■ **WRITTEN EXERCISE**
Look through the material below. Copy each line that contains the string "standalone".
>> begin
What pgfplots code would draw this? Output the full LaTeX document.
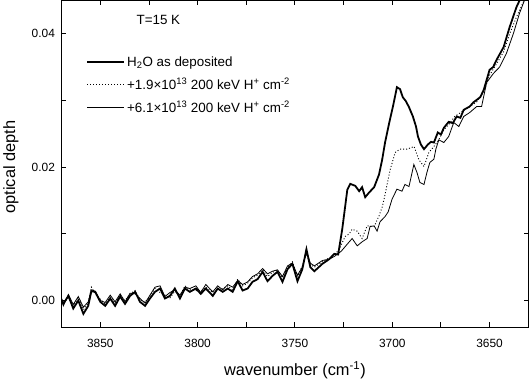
\documentclass[border=0pt]{standalone}
\usepackage{fontspec}
\setmainfont{Liberation Sans}
\usepackage{pgfplots}
\pgfplotsset{compat=1.18}
\usepackage{pgfplotstable}

% spectra: wavenumber (cm^-1), optical depth
\pgfplotstableread{
wn od
3870.0 0.0002
3869.0 -0.0005
3866.4 0.0007
3863.9 -0.0012
3861.3 0.0000
3858.7 -0.0020
3856.2 -0.0008
3854.6 0.0014
3852.6 0.0013
3850.0 -0.0002
3847.5 -0.0008
3844.9 0.0003
3842.4 -0.0008
3839.8 0.0006
3837.3 -0.0005
3834.7 0.0007
3832.1 0.0013
3829.6 -0.0002
3827.0 -0.0008
3824.5 0.0003
3821.9 0.0013
3819.3 0.0018
3816.8 0.0003
3814.2 0.0007
3811.7 0.0018
3809.1 0.0003
3806.5 0.0018
3804.0 0.0013
3800.9 0.0018
3798.4 0.0010
3795.8 0.0018
3792.2 0.0007
3789.7 0.0018
3787.1 0.0013
3784.5 0.0018
3782.0 0.0013
3779.4 0.0029
3776.9 0.0015
3774.3 0.0018
3771.8 0.0028
3769.2 0.0032
3766.6 0.0043
3764.1 0.0029
3761.5 0.0037
3759.0 0.0043
3756.4 0.0028
3753.8 0.0047
3751.3 0.0055
3748.7 0.0029
3746.2 0.0047
3744.1 0.0077
3742.1 0.0050
3740.0 0.0044
3735.9 0.0055
3732.4 0.0062
3729.8 0.0070
3727.8 0.0069
3725.7 0.0107
3723.1 0.0166
3721.6 0.0175
3719.0 0.0172
3717.0 0.0164
3715.5 0.0170
3713.9 0.0155
3711.9 0.0162
3709.3 0.0170
3706.8 0.0189
3705.2 0.0211
3703.7 0.0237
3701.6 0.0266
3699.5 0.0293
3697.6 0.0320
3696.0 0.0317
3694.6 0.0305
3693.0 0.0299
3691.4 0.0290
3689.4 0.0276
3687.8 0.0261
3686.8 0.0246
3685.3 0.0234
3683.7 0.0227
3681.7 0.0234
3680.1 0.0238
3678.6 0.0237
3676.6 0.0252
3675.0 0.0249
3673.5 0.0259
3671.0 0.0268
3668.9 0.0266
3666.9 0.0276
3665.0 0.0274
3663.3 0.0286
3660.2 0.0291
3658.4 0.0297
3656.6 0.0301
3654.8 0.0305
3653.0 0.0316
3650.0 0.0346
3648.2 0.0350
3646.4 0.0361
3642.8 0.0380
3639.7 0.0410
3636.2 0.0440
3634.6 0.0450
3630.0 0.0480
}\asdeposited

\pgfplotstableread{
wn od
3870.0 0.0000
3869.0 -0.0003
3866.4 0.0004
3863.9 -0.0008
3861.3 0.0004
3858.7 -0.0014
3856.2 -0.0004
3854.6 0.0020
3852.6 0.0010
3850.0 0.0002
3847.5 -0.0005
3844.9 0.0005
3842.4 -0.0004
3839.8 0.0008
3837.3 0.0000
3834.7 0.0010
3832.1 0.0015
3829.6 0.0001
3827.0 -0.0002
3824.5 0.0006
3821.9 0.0018
3819.3 0.0012
3816.8 0.0008
3814.2 0.0004
3811.7 0.0014
3809.1 0.0007
3806.5 0.0022
3804.0 0.0016
3800.9 0.0015
3798.4 0.0014
3795.8 0.0020
3792.2 0.0012
3789.7 0.0016
3787.1 0.0018
3784.5 0.0022
3782.0 0.0016
3779.4 0.0032
3776.9 0.0022
3774.3 0.0026
3771.8 0.0034
3769.2 0.0038
3766.6 0.0046
3764.1 0.0036
3761.5 0.0042
3759.0 0.0046
3756.4 0.0034
3753.8 0.0050
3751.3 0.0058
3748.7 0.0036
3746.2 0.0052
3744.1 0.0070
3742.1 0.0054
3740.0 0.0050
3735.9 0.0058
3732.4 0.0064
3729.8 0.0068
3727.2 0.0077
3724.2 0.0096
3722.1 0.0100
3720.6 0.0107
3718.0 0.0104
3715.5 0.0093
3712.9 0.0112
3709.3 0.0111
3706.8 0.0127
3705.2 0.0140
3704.2 0.0152
3701.1 0.0196
3698.5 0.0222
3696.0 0.0227
3692.4 0.0227
3688.8 0.0231
3686.3 0.0211
3683.7 0.0201
3681.2 0.0222
3678.6 0.0231
3676.1 0.0241
3673.5 0.0256
3670.4 0.0266
3667.9 0.0276
3665.3 0.0281
3662.8 0.0286
3660.2 0.0291
3656.6 0.0298
3653.0 0.0313
3650.0 0.0338
3646.4 0.0355
3642.8 0.0373
3639.7 0.0400
3636.2 0.0425
3633.1 0.0445
3630.0 0.0465
}\lowdose

\pgfplotstableread{
wn od
3870.0 0.0004
3869.0 -0.0008
3866.4 0.0009
3863.9 -0.0006
3861.3 0.0006
3858.7 -0.0010
3856.2 -0.0002
3854.6 0.0016
3852.6 0.0014
3850.0 0.0000
3847.5 -0.0003
3844.9 0.0008
3842.4 -0.0002
3839.8 0.0010
3837.3 -0.0002
3834.7 0.0011
3832.1 0.0010
3829.6 0.0003
3827.0 -0.0004
3824.5 0.0008
3821.9 0.0020
3819.3 0.0022
3816.8 0.0006
3814.2 0.0012
3811.7 0.0016
3809.1 0.0008
3806.5 0.0020
3804.0 0.0018
3800.9 0.0022
3798.4 0.0012
3795.8 0.0024
3792.2 0.0013
3789.7 0.0022
3787.1 0.0016
3784.5 0.0024
3782.0 0.0020
3779.4 0.0030
3776.9 0.0024
3774.3 0.0028
3771.8 0.0036
3769.2 0.0040
3766.6 0.0048
3764.1 0.0040
3761.5 0.0044
3759.0 0.0046
3756.4 0.0036
3753.8 0.0052
3751.3 0.0056
3748.7 0.0038
3746.2 0.0050
3744.1 0.0074
3742.1 0.0056
3740.0 0.0052
3735.9 0.0060
3732.4 0.0062
3729.8 0.0066
3726.2 0.0074
3722.1 0.0088
3720.6 0.0093
3718.0 0.0082
3715.5 0.0088
3712.9 0.0093
3711.4 0.0111
3709.3 0.0112
3707.8 0.0104
3706.3 0.0118
3703.7 0.0126
3702.1 0.0133
3700.1 0.0152
3697.6 0.0167
3695.0 0.0164
3693.5 0.0174
3691.4 0.0171
3688.9 0.0204
3687.3 0.0192
3685.8 0.0177
3683.7 0.0174
3682.2 0.0192
3680.7 0.0207
3678.6 0.0212
3677.6 0.0227
3676.1 0.0241
3673.5 0.0237
3671.0 0.0246
3668.4 0.0267
3665.8 0.0261
3663.3 0.0276
3660.2 0.0282
3656.6 0.0291
3654.1 0.0291
3651.5 0.0327
3647.9 0.0341
3644.9 0.0350
3641.3 0.0371
3637.7 0.0401
3634.6 0.0431
3632.1 0.0450
3630.0 0.0462
}\highdose

\begin{document}
\begin{tikzpicture}
\begin{axis}[
    scale only axis,
    width=469bp, height=328bp,
    x dir=reverse,
    xmin=3630, xmax=3870,
    ymin=-0.004, ymax=0.045,
    xtick={3650,3700,3750,3800,3850},
    ytick={0,0.02,0.04},
    scaled y ticks=false,
    minor x tick num=1,
    minor y tick num=1,
    tick align=inside,
    major tick length=5bp,
    minor tick length=5bp,
    axis line style={line width=1bp},
    every tick/.style={black, line width=0.9bp},
    /pgf/number format/assume math mode=true,
    x tick label style={font=\fontsize{12}{14}\selectfont, yshift=-9bp, /pgf/number format/1000 sep={}},
    y tick label style={font=\fontsize{12}{14}\selectfont, xshift=-3bp,
        /pgf/number format/fixed, /pgf/number format/fixed zerofill,
        /pgf/number format/precision=2},
    xlabel={wavenumber (cm\textsuperscript{-1})},
    ylabel={optical depth},
    label style={font=\fontsize{16.5}{19}\selectfont},
    xlabel style={at={(axis description cs:0.5,-0.131)}, anchor=center},
    ylabel style={at={(axis description cs:-0.108,0.49)}, anchor=center},
    legend style={draw=none, fill=none, font=\fontsize{13.5}{15}\selectfont,
        at={(axis description cs:0.047,0.841)}, anchor=north west, row sep=6bp},
    legend cell align=left,
    legend image code/.code={\draw[#1] (0bp,0bp) -- (37bp,0bp);},
]
\addplot[black, line width=1.8bp] table[x=wn, y=od] {\asdeposited};
\addlegendentry{H\textsubscript{2}O as deposited}
\addplot[black, line width=0.9bp, dash pattern=on 1bp off 2bp] table[x=wn, y=od] {\lowdose};
\addlegendentry{+1.9×10\textsuperscript{13} 200 keV H\textsuperscript{+} cm\textsuperscript{-2}}
\addplot[black, line width=0.8bp] table[x=wn, y=od] {\highdose};
\addlegendentry{+6.1×10\textsuperscript{13} 200 keV H\textsuperscript{+} cm\textsuperscript{-2}}
\node[anchor=west, font=\fontsize{13.5}{15}\selectfont] at (axis description cs:0.1535,0.939) {T=15 K};
\path (axis description cs:1.0043,1) -- (axis description cs:1.0043,0);
\end{axis}
\end{tikzpicture}
\end{document}
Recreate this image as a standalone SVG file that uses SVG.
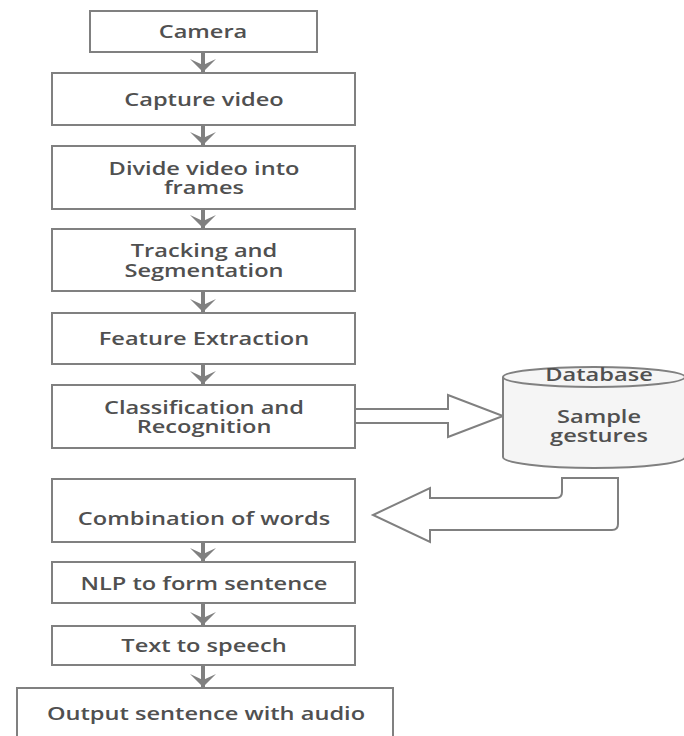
<svg xmlns="http://www.w3.org/2000/svg" width="684" height="736" viewBox="0 0 684 736">
<style>
.box{fill:#fff;stroke:#808080;stroke-width:2}
.t{font-family:"Open Sans","DejaVu Sans",sans-serif;font-size:17.5px;font-weight:600;fill:#505050;text-anchor:middle}
.conn{stroke:#808080;stroke-width:4;fill:none}
.block{fill:#fff;stroke:#808080;stroke-width:2;stroke-linejoin:miter}
</style>
<defs>
<marker id="ah" markerUnits="userSpaceOnUse" viewBox="-15 -15 30 30" markerWidth="30" markerHeight="30" refX="0" refY="0" orient="auto">
<path d="M0,0 L-13,-13 L-7,0 L-13,13 Z" fill="#808080"/>
</marker>
</defs>
<rect width="684" height="736" fill="#fff"/>
<g id="connectors">
<line class="conn" x1="203" y1="52" x2="203" y2="72" marker-end="url(#ah)"/>
<line class="conn" x1="203" y1="125" x2="203" y2="145" marker-end="url(#ah)"/>
<line class="conn" x1="203" y1="209" x2="203" y2="228" marker-end="url(#ah)"/>
<line class="conn" x1="203" y1="291" x2="203" y2="312" marker-end="url(#ah)"/>
<line class="conn" x1="203" y1="364" x2="203" y2="384" marker-end="url(#ah)"/>
<line class="conn" x1="203" y1="542" x2="203" y2="561" marker-end="url(#ah)"/>
<line class="conn" x1="203" y1="603" x2="203" y2="625" marker-end="url(#ah)"/>
<line class="conn" x1="203" y1="665" x2="203" y2="687" marker-end="url(#ah)"/>
<path class="block" d="M356,409 L448,409 L448,395 L503,416 L448,437 L448,423 L356,423"/>
<path class="block" d="M562,478 L562,492 Q562,498 556,498 L430,498 L430,488 L373,515 L430,542 L430,530 L612,530 Q618,530 618,524 L618,478 Z"/>
</g>
<g id="camera"><rect class="box" x="90" y="11" width="227" height="41"/><text class="t" transform="translate(203,38) scale(1.35,1)">Camera</text></g>
<g id="capture"><rect class="box" x="52" y="73" width="303" height="52"/><text class="t" transform="translate(204,106) scale(1.35,1)">Capture video</text></g>
<g id="divide"><rect class="box" x="52" y="146" width="303" height="63"/><text class="t" transform="translate(204,175) scale(1.35,1)">Divide video into</text><text class="t" transform="translate(204,194) scale(1.35,1)">frames</text></g>
<g id="tracking"><rect class="box" x="52" y="229" width="303" height="62"/><text class="t" transform="translate(204,257) scale(1.35,1)">Tracking and</text><text class="t" transform="translate(204,277) scale(1.35,1)">Segmentation</text></g>
<g id="feature"><rect class="box" x="52" y="313" width="303" height="51"/><text class="t" transform="translate(204,345) scale(1.35,1)">Feature Extraction</text></g>
<g id="classification"><rect class="box" x="52" y="385" width="303" height="63"/><text class="t" transform="translate(204,414) scale(1.35,1)">Classification and</text><text class="t" transform="translate(204,433) scale(1.35,1)">Recognition</text></g>
<g id="database">
<path d="M503,377 L503,457 A91,11 0 0 0 685,457 L685,377" fill="#f5f5f5" stroke="#808080" stroke-width="2"/>
<ellipse cx="594" cy="377" rx="91" ry="10" fill="#f5f5f5" stroke="#808080" stroke-width="2"/>
<text class="t" transform="translate(599,381) scale(1.35,1)">Database</text>
<text class="t" transform="translate(599,423) scale(1.35,1)">Sample</text>
<text class="t" transform="translate(599,442) scale(1.35,1)">gestures</text>
</g>
<g id="combination"><rect class="box" x="52" y="479" width="303" height="63"/><text class="t" transform="translate(204,525) scale(1.35,1)">Combination of words</text></g>
<g id="nlp"><rect class="box" x="52" y="562" width="303" height="41"/><text class="t" transform="translate(204,590) scale(1.35,1)">NLP to form sentence</text></g>
<g id="tts"><rect class="box" x="52" y="626" width="303" height="39"/><text class="t" transform="translate(204,652) scale(1.35,1)">Text to speech</text></g>
<g id="output"><rect class="box" x="17" y="688" width="376" height="60"/><text class="t" transform="translate(206,720) scale(1.35,1)">Output sentence with audio</text></g>
</svg>
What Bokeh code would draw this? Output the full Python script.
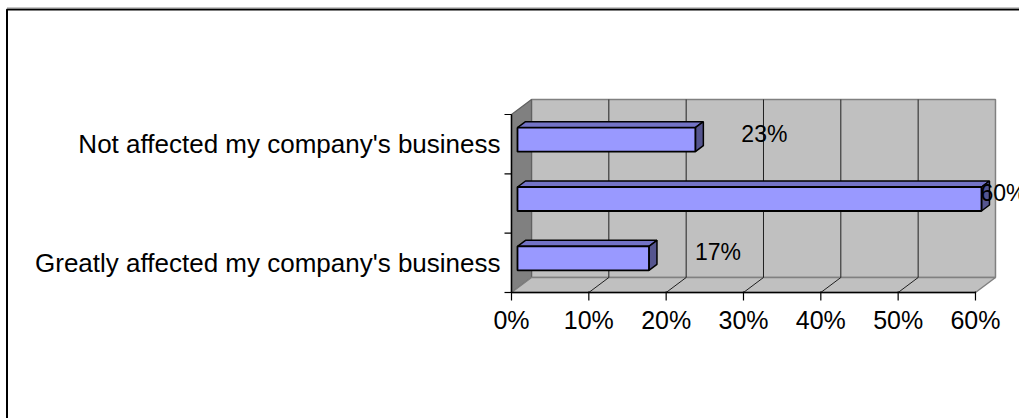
>> end
■ **TASK RESULT**
\documentclass[border=0pt]{standalone}
Recreate this image as a standalone SVG file that uses SVG.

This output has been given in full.